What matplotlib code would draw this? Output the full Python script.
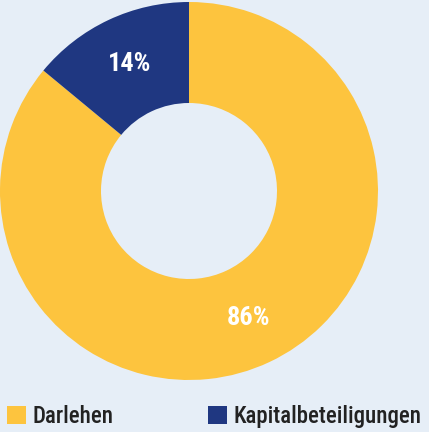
import matplotlib
matplotlib.use("Agg")
import matplotlib.pyplot as plt
from matplotlib import font_manager

categories = ["Darlehen", "Kapitalbeteiligungen"]
values = [86, 14]
colors = ["#fdc43e", "#1f3781"]
bg = "#e6eef7"

names = {f.name for f in font_manager.fontManager.ttflist}
fam = [n for n in ["Roboto Condensed", "Liberation Sans Narrow", "Open Sans Condensed"] if n in names] + ["DejaVu Sans"]
plt.rcParams["font.family"] = fam

W, H = 429, 432
fig = plt.figure(figsize=(W / 100, H / 100), dpi=100, facecolor=bg)
ax = fig.add_axes([0, 0, 1, 1])
ax.set_facecolor(bg)

cx, cy, R = 189, H - 191, 189
wedges, texts, autotexts = ax.pie(
    values, colors=colors, startangle=90, counterclock=False,
    center=(cx, cy), radius=R, frame=True,
    wedgeprops=dict(width=101, linewidth=0),
    autopct="%d%%", pctdistance=0.74,
    textprops=dict(color="white", fontsize=19, fontweight="bold"))
ax.set_xlim(0, W)
ax.set_ylim(0, H)
ax.set_aspect("equal")
ax.axis("off")

common = dict(loc="lower left", bbox_transform=ax.transData,
              frameon=False, borderpad=0, borderaxespad=0,
              prop=dict(size=16.5, weight="medium"),
              handlelength=0.83, handleheight=0.83,
              handletextpad=0.3, labelcolor="#222222")
leg1 = ax.legend([wedges[0]], [categories[0]], bbox_to_anchor=(7, 4), **common)
ax.add_artist(leg1)
leg2 = ax.legend([wedges[1]], [categories[1]], bbox_to_anchor=(208, 4), **common)

fig.savefig("out.png", dpi=100, facecolor=bg)
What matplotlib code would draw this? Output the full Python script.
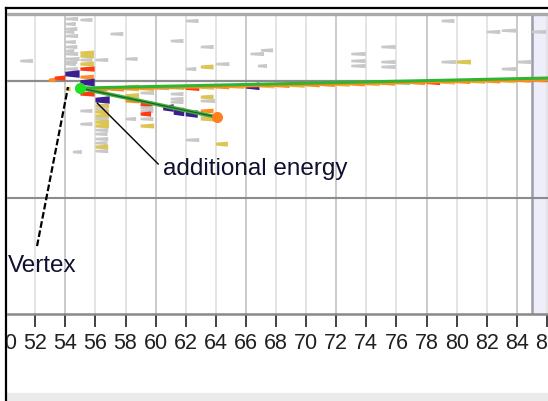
import matplotlib
matplotlib.use("Agg")
import matplotlib.pyplot as plt
from matplotlib.lines import Line2D
from matplotlib.patches import Rectangle

plt.rcParams["font.family"] = ["Liberation Sans", "DejaVu Sans"]

# tick labels along the beam axis
ticks = list(range(50, 88, 2))

# tracks: vertex -> end points
vertex = (54.98, -0.48)
long_end = (88.0, 0.25)
short_end = (64.08, -2.47)

# hits: column start, y, colour code, width
hit_x = [52.9, 53.3, 51.0,
         54.0, 54.0, 54.0, 54.0, 54.0, 54.0, 54.0, 54.0, 54.0, 54.0, 54.0, 54.0, 54.0, 54.0, 54.0,
         55.0, 55.0, 55.0, 55.0, 55.0, 55.0, 55.0, 55.0, 55.0, 55.0, 55.0, 55.9,
         56.0, 56.0, 56.0, 56.0, 56.0, 56.0, 56.0, 56.0, 56.0, 56.0, 56.0, 56.0, 56.0, 56.0, 56.0,
         57.0, 58.0, 58.0, 58.0, 58.0, 58.0,
         59.0, 59.0, 59.0, 59.0, 59.0, 59.0, 59.0,
         60.5, 61.3, 61.2, 62.0, 63.0, 63.0, 61.0, 61.0, 61.0,
         61.0, 62.0, 63.0, 63.0, 62.0, 64.0, 64.0, 62.0, 54.5, 63.0, 63.0, 63.0,
         66.3, 66.8, 67.0, 73.0, 73.0, 73.0, 75.0, 75.0, 75.0,
         79.0, 79.0, 80.0, 82.0, 83.0, 84.0, 83.0, 85.0]
hit_y = [0.07, 0.20, 1.37,
         4.25, 3.90, 3.56, 3.36, 3.08, 2.67, 2.33, 2.05, 1.85, 1.51, 1.30, 1.16, 0.82, 0.48, -0.55,
         4.18, 1.92, 1.71, 1.44, 1.16, 0.82, 0.27, -0.10, -0.89, -2.05, -2.95, -0.55,
         -1.30, -1.71, -1.92, -2.12, -2.40, -2.60, -2.81, -3.08, -3.36, -3.63, -3.97, -4.25, -4.52, -4.80, 1.44,
         3.22, -0.41, -1.00, -1.37, -2.60, 1.51,
         -1.62, -0.82, -1.85, -2.05, -2.26, -2.60, -3.08,
         -1.85, -2.00, -2.15, -2.26, -2.05, -2.47, -0.89, -1.23, -1.44,
         2.74, 4.11, 2.33, 0.96, 0.82, 1.16, -4.32, -4.04, -4.86, -1.37, -1.10, -2.60,
         1.85, 1.03, 2.10, 1.85, 1.37, 1.03, 2.33, 1.30, 0.96,
         4.11, 1.30, 1.30, 3.36, 3.45, 1.30, 0.82, 3.36]
hit_c = ["o", "r", "g",
         "g", "g", "g", "g", "g", "g", "g", "g", "g", "g", "g", "g", "g", "b", "y",
         "g", "y", "y", "g", "y", "r", "o", "b", "r", "g", "g", "o",
         "b", "y", "g", "y", "y", "g", "y", "y", "g", "g", "g", "g", "y", "g", "g",
         "g", "y", "y", "o", "g", "g",
         "r", "g", "g", "g", "r", "g", "y",
         "b", "r", "b", "b", "o", "g", "g", "g", "g",
         "g", "g", "g", "y", "g", "g", "y", "g", "g", "g", "y", "y",
         "g", "g", "g", "g", "g", "g", "g", "g", "g",
         "g", "g", "y", "g", "g", "g", "g", "g"]
hit_w = [0.45, 0.7, 0.85,
         0.85, 0.7, 0.8, 0.6, 0.85, 0.7, 0.8, 0.6, 0.85, 0.95, 0.8, 0.7, 0.85, 0.95, 0.35,
         0.8, 0.9, 0.9, 0.8, 0.9, 0.95, 0.9, 0.95, 0.95, 0.8, 0.8, 0.9,
         0.95, 0.9, 0.85, 0.9, 0.9, 0.85, 0.9, 0.9, 0.85, 0.8, 0.85, 0.8, 0.85, 0.85, 0.85,
         0.85, 0.9, 0.9, 0.9, 0.7, 0.8,
         0.8, 0.9, 0.85, 0.85, 0.7, 0.85, 0.9,
         0.7, 0.6, 0.7, 0.8, 0.85, 0.85, 0.85, 0.85, 0.85,
         0.85, 0.85, 0.85, 0.85, 0.7, 0.9, 0.8, 0.9, 0.6, 0.95, 0.85, 0.85,
         0.9, 0.6, 0.8, 0.95, 0.95, 0.95, 0.95, 0.95, 0.95,
         0.85, 0.95, 0.95, 0.9, 0.95, 0.95, 0.95, 0.95]

# hits below the long track
trk_x = list(range(57, 86))
trk_y = [-0.56, -0.54, -0.52, -0.49, -0.47, -0.50, -0.43, -0.41, -0.38, -0.36,
         -0.34, -0.32, -0.30, -0.27, -0.25, -0.23, -0.21, -0.19, -0.16, -0.14,
         -0.12, -0.10, -0.08, -0.05, -0.03, -0.01, 0.01, 0.04, 0.06]
trk_c = ["o", "y", "y", "l", "l", "r", "y", "o", "y", "b", "y", "o", "y", "o", "o",
         "y", "o", "y", "o", "l", "o", "r", "y", "o", "y", "o", "y", "o", "o"]

colors = {"g": "#c8c8c8", "y": "#dcc552", "r": "#ff3a12", "o": "#ff8c1e",
          "b": "#3b1f8e", "l": "#86d486"}
heights = {"g": 0.28, "y": 0.34, "r": 0.36, "o": 0.32, "b": 0.52, "l": 0.28}

fig = plt.figure(figsize=(5.48, 4.02), dpi=100)
ax = fig.add_axes([0, 87 / 402, 1, 300 / 402])
ax.set_xlim(49.66, 86.07)
ax.set_ylim(-15.95, 4.59)

# grid
for t in ticks:
    ax.axvline(t, color="#c6c6c6" if (t - 54) % 6 == 0 else "#e2e2e2", lw=1.3, zorder=0.5)
ax.axvspan(85.0, 90, color="#eeeefb", zorder=0.4)
ax.axvline(85.0, color="#9c9cac", lw=1.8, zorder=0.6)
ax.axhline(0, color="#8c8c8c", lw=1.6, zorder=0.7)
ax.axhline(-8, color="#8c8c8c", lw=1.5, zorder=0.7)


def draw_hit(x0, y, w, c):
    h = heights[c]
    xs = [x0, x0 + w, x0 + w, x0]
    ys = [y - h * 0.3, y - h / 2, y + h / 2, y + h * 0.3]
    ax.fill(xs, ys, color=colors[c], lw=0, zorder=2)


for x0, y, c, w in zip(hit_x, hit_y, hit_c, hit_w):
    draw_hit(x0, y, w, c)
for x0, y, c in zip(trk_x, trk_y, trk_c):
    draw_hit(x0, y, 0.9, c)

# tracks
ax.plot([vertex[0], long_end[0]], [vertex[1] - 0.12, long_end[1] - 0.12], color="#ff8c1e", lw=1.8, zorder=3)
ax.plot([vertex[0], long_end[0]], [vertex[1], long_end[1]], color="#2fb52f", lw=2.2, zorder=4)
ax.plot([vertex[0], short_end[0]], [vertex[1], short_end[1]], color="#3cb43c", lw=2.8, zorder=4)
ax.plot([vertex[0], short_end[0]], [vertex[1], short_end[1]], color="#2a5a2a", lw=0.9, zorder=4)
ax.plot(*short_end, "o", color="#ff7f1e", ms=7, zorder=5)
ax.plot(*vertex, "o", color="#22e022", ms=7, zorder=5)

# annotations
ax.plot([52.12, 54.18], [-11.3, -0.41], color="black", lw=1.6, ls=(0, (3, 1.2)), zorder=6)
ax.plot([56.12, 60.17], [-1.51, -5.68], color="black", lw=1.0, zorder=6)
ax.text(50.19, -13.0, "Vertex", fontsize=17.5, color="#101030", va="baseline", zorder=6)
ax.text(60.49, -6.37, "additional energy", fontsize=17.5, color="#101030", va="baseline", zorder=6)

# axis styling
ax.set_yticks([])
ax.set_xticks(ticks)
ax.set_xticklabels([str(t) for t in ticks])
ax.tick_params(axis="x", length=9, width=1.3, color="#333333", pad=4, labelsize=15.5, labelcolor="#202020")
for s in ["left", "right"]:
    ax.spines[s].set_visible(False)
ax.spines["top"].set_color("#aaaaaa")
ax.spines["top"].set_linewidth(2.4)
ax.spines["bottom"].set_color("#888888")
ax.spines["bottom"].set_linewidth(1.8)

# window frame
fig.add_artist(Rectangle((0, 0), 5.5 / 548, 1, color="white", zorder=10))
fig.add_artist(Rectangle((7 / 548, 0), 1, 8 / 402, color="#ebebeb", zorder=10))
fig.add_artist(Line2D([6 / 548, 6 / 548], [0, 393 / 402], color="black", lw=1.6, zorder=11))
fig.add_artist(Line2D([6 / 548, 1], [393 / 402, 393 / 402], color="black", lw=1.6, zorder=11))

fig.savefig("out.png", dpi=100)
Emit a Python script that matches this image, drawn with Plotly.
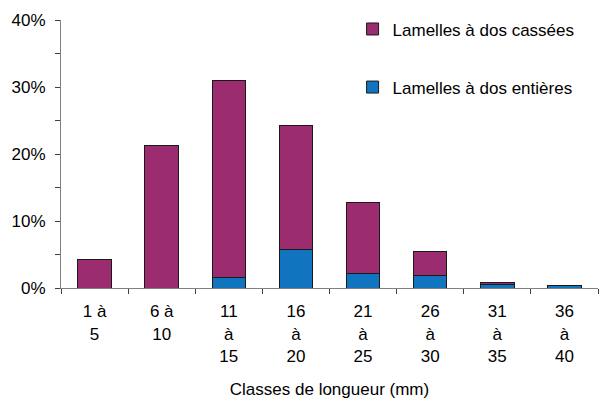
import plotly.graph_objects as go

# classes de longueur (mm)
categories = ["1 à<br>5", "6 à<br>10", "11<br>à<br>15", "16<br>à<br>20",
              "21<br>à<br>25", "26<br>à<br>30", "31<br>à<br>35", "36<br>à<br>40"]

# pourcentages
entieres = [0.0, 0.0, 0.015, 0.057, 0.022, 0.018, 0.0055, 0.0035]
cassees = [0.043, 0.213, 0.295, 0.186, 0.105, 0.036, 0.003, 0.0]

y_ticks = [0, 0.1, 0.2, 0.3, 0.4]

fig = go.Figure()

fig.add_trace(go.Bar(
    x=categories,
    y=entieres,
    name="Lamelles à dos entières",
    marker=dict(color="#1075BE", line=dict(color="#1a1a1a", width=1)),
    legendgroup="b",
    legendrank=2
))

fig.add_trace(go.Bar(
    x=categories,
    y=cassees,
    name="Lamelles à dos cassées",
    marker=dict(color="#9B2C70", line=dict(color="#1a1a1a", width=1)),
    legendgroup="a",
    legendrank=1
))

fig.update_layout(
    barmode="stack",
    bargap=0.5,
    width=600,
    height=401,
    template="plotly_white",
    plot_bgcolor="white",
    paper_bgcolor="white",
    font=dict(family="Liberation Sans, Arial", size=17, color="#000"),
    margin=dict(l=61, r=2, t=20, b=113),
    showlegend=True,
    legend=dict(
        x=0.543,
        y=1.032,
        xanchor="left",
        yanchor="top",
        traceorder="grouped",
        tracegroupgap=33,
        font=dict(size=17),
        bgcolor="rgba(0,0,0,0)",
        itemwidth=30
    )
)

fig.update_xaxes(
    showgrid=False,
    showline=True,
    linecolor="#808080",
    linewidth=1,
    ticks="outside",
    tickson="boundaries",
    ticklen=5,
    tickcolor="#404040",
    tickfont=dict(size=17),
    ticklabelstandoff=8,
    title=dict(text="Classes de longueur (mm)", font=dict(size=17), standoff=18),
    zeroline=False,
    automargin=False
)

fig.update_yaxes(
    range=[0, 0.4],
    tickvals=y_ticks,
    tickformat=".0%",
    showgrid=False,
    showline=True,
    linecolor="#808080",
    linewidth=1,
    ticks="outside",
    ticklen=5,
    tickcolor="#404040",
    tickfont=dict(size=17),
    ticklabelstandoff=6,
    minor=dict(dtick=0.05, ticks="outside", ticklen=5, tickcolor="#404040"),
    zeroline=False,
    automargin=False
)

fig.write_html("out.html", config={"displayModeBar": False},
               post_script="document.body.style.margin='0';")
****************************************
Restate only the lines running from the start of the material above through the line containing "short_end = (64.08, -2.47)", ends included. No pictures.

What matplotlib code would draw this? Output the full Python script.
import matplotlib
matplotlib.use("Agg")
import matplotlib.pyplot as plt
from matplotlib import font_manager

categories = ["Darlehen", "Kapitalbeteiligungen"]
values = [86, 14]
colors = ["#fdc43e", "#1f3781"]
bg = "#e6eef7"

names = {f.name for f in font_manager.fontManager.ttflist}
fam = [n for n in ["Roboto Condensed", "Liberation Sans Narrow", "Open Sans Condensed"] if n in names] + ["DejaVu Sans"]
plt.rcParams["font.family"] = fam

W, H = 429, 432
fig = plt.figure(figsize=(W / 100, H / 100), dpi=100, facecolor=bg)
ax = fig.add_axes([0, 0, 1, 1])
ax.set_facecolor(bg)

cx, cy, R = 189, H - 191, 189
wedges, texts, autotexts = ax.pie(
    values, colors=colors, startangle=90, counterclock=False,
    center=(cx, cy), radius=R, frame=True,
    wedgeprops=dict(width=101, linewidth=0),
    autopct="%d%%", pctdistance=0.74,
    textprops=dict(color="white", fontsize=19, fontweight="bold"))
ax.set_xlim(0, W)
ax.set_ylim(0, H)
ax.set_aspect("equal")
ax.axis("off")

common = dict(loc="lower left", bbox_transform=ax.transData,
              frameon=False, borderpad=0, borderaxespad=0,
              prop=dict(size=16.5, weight="medium"),
              handlelength=0.83, handleheight=0.83,
              handletextpad=0.3, labelcolor="#222222")
leg1 = ax.legend([wedges[0]], [categories[0]], bbox_to_anchor=(7, 4), **common)
ax.add_artist(leg1)
leg2 = ax.legend([wedges[1]], [categories[1]], bbox_to_anchor=(208, 4), **common)

fig.savefig("out.png", dpi=100, facecolor=bg)
What matplotlib code would draw this? Output the full Python script.
import matplotlib
matplotlib.use("Agg")
import matplotlib.pyplot as plt
from matplotlib.lines import Line2D
from matplotlib.patches import Rectangle

plt.rcParams["font.family"] = ["Liberation Sans", "DejaVu Sans"]

# tick labels along the beam axis
ticks = list(range(50, 88, 2))

# tracks: vertex -> end points
vertex = (54.98, -0.48)
long_end = (88.0, 0.25)
short_end = (64.08, -2.47)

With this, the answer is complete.